Iran's acknowledgement of responsibility for the crash was likely to inflame public sentiment against authorities after Iranians had rallied around their leaders after Gen Soleimani's killing.

The general was seen as a national icon, and hundreds of thousands of people had turned out for funeral processions across the country.

But the majority of the plane crash victims were Iranians or Iranian-Canadians, and the crash came just weeks after authorities quashed nationwide protests ignited by a rise in petrol prices.

Iran's President Hassan Rouhani blamed the tragedy on ‘threats and bullying’ by the US after the killing of Gen Soleimani.

He expressed condolences to families of the victims, and he called for a ‘full investigation’ and the prosecution of those responsible.

‘A sad day,’ Iran's Foreign Minister Mohammad Javad Zarif tweeted. ‘Human error at time of crisis caused by US adventurism led to disaster. Our profound regrets, apologies and condolences to our people, to the families of all victims, and to other affected nations.’

The jetliner, a Boeing 737 operated by Ukrainian International Airlines, went down on the outskirts of Tehran shortly after taking off from Imam Khomeini International Airport.
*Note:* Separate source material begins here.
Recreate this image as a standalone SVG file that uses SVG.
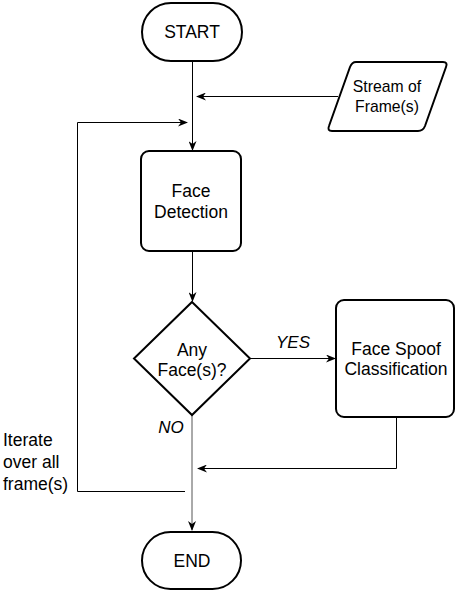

Iran had denied for several days that a missile caused the crash. But then the US and Canada, citing intelligence, said they believed Iran shot down the aircraft with a surface-to-air missile, a conclusion supported by videos of the incident.

The plane, en route to the Ukrainian capital of Kyiv, was carrying 167 passengers and nine crew members from several countries, including 82 Iranians, 57 Canadians and 11 Ukrainians, according to officials. The Canadian government had earlier lowered the nation's death toll from 63.

‘This is the right step for the Iranian government to admit responsibility, and it gives people a step toward closure with this admission,’ said Payman Parseyan, a prominent Iranian-Canadian in western Canada who lost a number of friends in the crash.

‘I think the investigation would have disclosed it whether they admitted it or not. This will give them an opportunity to save face.’